Now in its third year, the conflict has plunged more than half the population into acute food insecurity, with famine already taking hold in at least five areas and millions more at risk across conflict-hit regions in the west, center and south.

The war has also devastated infrastructure, killed tens of thousands of people, and displaced 13 million.

A 2024 joint study by the United Nations Development Programme and the International Food Policy Research Institute (IFPRI) found that nearly a third of rural households have lost irrigation and water access since the war began.

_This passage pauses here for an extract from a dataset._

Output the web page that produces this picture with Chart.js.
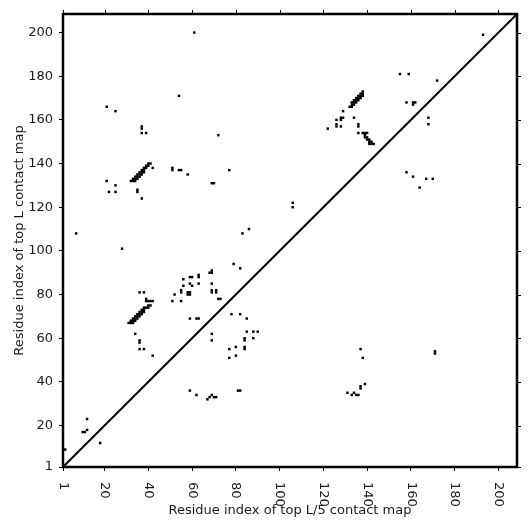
<!DOCTYPE html>
<html>
<head>
<meta charset="utf-8">
<script src="https://cdn.jsdelivr.net/npm/chart.js@4/dist/chart.umd.min.js"></script>
<style>
html, body { margin: 0; padding: 0; background: #fff; }
</style>
</head>
<body>
<canvas id="contact-map" width="531" height="531"></canvas>
<script>
// residue pairs above the diagonal (top L contacts)
const upperX = [61, 193, 54, 21, 25, 37, 37, 37, 39, 72, 77,
    132, 133, 133, 134, 134, 135, 135, 136, 136, 137, 137, 138, 138, 138, 133, 134, 135, 136, 137,
    129, 128, 129, 128, 126, 134, 126, 126, 128, 122, 136, 136, 136, 138, 139, 140,
    139, 139, 140, 140, 141, 141, 142, 141, 142, 143,
    155, 159, 172, 158, 161, 162, 161,
    32, 33, 34, 33, 34, 35, 34, 35, 36, 35, 36, 37, 36, 37, 38, 37, 38, 38, 39, 39, 40, 40, 41, 42,
    51, 51, 54, 55, 58, 69, 70, 35, 35, 37, 21, 25, 25, 22, 106, 106, 7, 28, 86, 83, 79, 82,
    68, 69, 69, 63, 63, 60, 59, 56, 56, 59, 60, 63, 69, 52, 51, 55, 55, 55, 58, 59, 58, 59,
    69, 69, 71, 71, 72, 73, 36, 38, 39, 39, 40, 41, 42, 40, 41, 38, 39, 40,
    31, 32, 33, 32, 33, 34, 33, 34, 35, 34, 35, 36, 35, 36, 37, 36, 37, 38, 37, 38,
    34, 36, 36, 36, 38, 42, 59, 62, 63, 2, 12, 12, 10, 11, 18]
const upperY = [200, 199, 171, 166, 164, 157, 156, 154, 154, 153, 137,
    166, 166, 167, 167, 168, 168, 169, 169, 170, 170, 171, 171, 172, 173, 168, 169, 170, 171, 172,
    164, 161, 161, 160, 160, 161, 157, 158, 157, 156, 158, 157, 154, 154, 154, 154,
    153, 152, 152, 151, 151, 150, 150, 149, 149, 149,
    181, 181, 178, 168, 168, 168, 167,
    132, 132, 132, 133, 133, 133, 134, 134, 134, 135, 135, 135, 136, 136, 136, 137, 137, 138, 138, 139, 139, 140, 140, 138,
    137, 138, 137, 137, 135, 131, 131, 128, 127, 124, 132, 130, 127, 127, 122, 120, 108, 101, 110, 108, 94, 92,
    90, 90, 91, 89, 88, 88, 88, 87, 84, 85, 84, 85, 85, 80, 77, 82, 81, 77, 81, 81, 80, 80,
    82, 81, 82, 81, 78, 78, 81, 81, 78, 77, 77, 77, 77, 75, 75, 74, 74, 74,
    67, 67, 67, 68, 68, 68, 69, 69, 69, 70, 70, 70, 71, 71, 71, 72, 72, 72, 73, 73,
    62, 59, 58, 55, 55, 52, 69, 69, 69, 9, 23, 18, 17, 17, 12]

// residue pairs below the diagonal (top L/5 contacts)
const lowerX = [78, 82, 85, 69, 69, 85, 88, 90, 84, 84, 88, 84, 84, 80, 77, 77, 80,
    67, 68, 69, 70, 71, 81, 82, 59, 62,
    131, 133, 134, 135, 136, 137, 137, 139, 137, 138, 171, 171,
    158, 161, 164, 167, 170, 168, 168]
const lowerY = [71, 71, 69, 62, 59, 63, 63, 63, 60, 59, 60, 56, 55, 56, 55, 51, 52,
    32, 33, 34, 33, 33, 36, 36, 36, 34,
    35, 34, 35, 34, 34, 37, 38, 39, 55, 51, 54, 53,
    136, 134, 129, 133, 133, 161, 158]

const tickValues = [1, 20, 40, 60, 80, 100, 120, 140, 160, 180, 200]
const axisRange = [1, 208.5]

const toPoints = (xs, ys) => xs.map((x, i) => ({x: x, y: ys[i]}))

const labelFont = {family: "DejaVu Sans", size: 13}
const inkColor = "#1a1a1a"

// frame round the plot, ticks on top/right, and x tick labels turned clockwise
const framePlugin = {
    id: "frame",
    afterDraw(chart) {
        const ctx = chart.ctx
        const area = chart.chartArea
        const xs = chart.scales.x
        const ys = chart.scales.y
        ctx.save()
        ctx.strokeStyle = "#000"
        ctx.lineWidth = 1
        ctx.beginPath()
        tickValues.forEach(v => {
            const px = Math.round(xs.getPixelForValue(v)) + 0.5
            ctx.moveTo(px, area.top)
            ctx.lineTo(px, area.top - 4)
            const py = Math.round(ys.getPixelForValue(v)) + 0.5
            ctx.moveTo(area.right, py)
            ctx.lineTo(area.right + 4, py)
        })
        ctx.stroke()

        ctx.lineWidth = 2.5
        ctx.strokeRect(area.left, area.top, area.right - area.left, area.bottom - area.top)

        ctx.fillStyle = inkColor
        ctx.font = labelFont.size + "px " + labelFont.family
        ctx.textAlign = "left"
        ctx.textBaseline = "middle"
        tickValues.forEach(v => {
            ctx.save()
            ctx.translate(xs.getPixelForValue(v), area.bottom + 15)
            ctx.rotate(Math.PI / 2)
            ctx.fillText(String(v), 0, 0)
            ctx.restore()
        })
        ctx.restore()
    }
}

const ctx = document.querySelector("#contact-map")

const myChart = new Chart(ctx, {
    type: "scatter",
    data: {
        datasets: [
            {
                label: "top L",
                data: toPoints(upperX, upperY),
                pointStyle: "rect",
                pointRadius: 1.75,
                borderWidth: 0,
                backgroundColor: "#000",
            },
            {
                label: "top L/5",
                data: toPoints(lowerX, lowerY),
                pointStyle: "rect",
                pointRadius: 1.75,
                borderWidth: 0,
                backgroundColor: "#000",
            },
            {
                type: "line",
                label: "diagonal",
                data: toPoints(axisRange, axisRange),
                borderColor: "#000",
                borderWidth: 2,
                pointRadius: 0,
                fill: false,
            }
        ]
    },
    options: {
        responsive: false,
        animation: false,
        layout: {padding: {left: 0, right: 14, top: 14, bottom: 0}},
        plugins: {
            legend: {display: false},
            tooltip: {enabled: false},
        },
        scales: {
            x: {
                type: "linear",
                min: axisRange[0],
                max: axisRange[1],
                afterBuildTicks: s => { s.ticks = tickValues.map(v => ({value: v})) },
                afterFit: s => { s.height = 64 },
                grid: {drawOnChartArea: false, drawTicks: true, tickLength: 4, color: "#000"},
                border: {display: false},
                ticks: {color: "rgba(0,0,0,0)", font: labelFont, autoSkip: false, maxRotation: 0},
                title: {
                    display: true,
                    text: "Residue index of top L/5 contact map",
                    font: labelFont,
                    color: inkColor,
                    padding: {top: 0, bottom: 13},
                },
            },
            y: {
                type: "linear",
                min: axisRange[0],
                max: axisRange[1],
                afterBuildTicks: s => { s.ticks = tickValues.map(v => ({value: v})) },
                afterFit: s => { s.width = 63 },
                grid: {drawOnChartArea: false, drawTicks: true, tickLength: 4, color: "#000"},
                border: {display: false},
                ticks: {color: inkColor, font: labelFont, autoSkip: false, padding: 6},
                title: {
                    display: true,
                    text: "Residue index of top L contact map",
                    font: labelFont,
                    color: inkColor,
                    padding: {top: 12, bottom: 0},
                },
            },
        },
    },
    plugins: [framePlugin]
});
</script>
</body>
</html>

Without electricity to power his irrigation system, Abdelhamid -- like thousands of farmers across the country -- was forced to rely on diesel-powered pumps.

But with fuel scarce and prices now more than 20 times higher than before the war, even that option is out of reach for many.

"I used to spend 10,000 Sudanese pounds (about four euros according to the black market rate) for irrigation each time," said another farmer, Abdelhalim Ahmed.

"Now it costs me 150,000 pounds (around 60 euros) because there is no electricity," he told AFP.

Ahmed said he has lost three consecutive harvests -- including crops like oranges, onions, tomatoes and dates.

With seeds, fertilizers and fuel now barely available, many farmers say they won't be able to replant for the next cycle.

In April, the FAO warned that "below average rainfall" and ongoing instability were closing the window to prevent further deterioration.

A June study by IFPRI also projected Sudan's overall economic output could shrink by as much as 42 percent if the war continues, with the agricultural sector contracting by more than a third.

"Our analysis shows massive income losses across all households and a sharp rise in poverty, especially in rural areas and among women," said Khalid Siddig, a senior research fellow at IFPRI.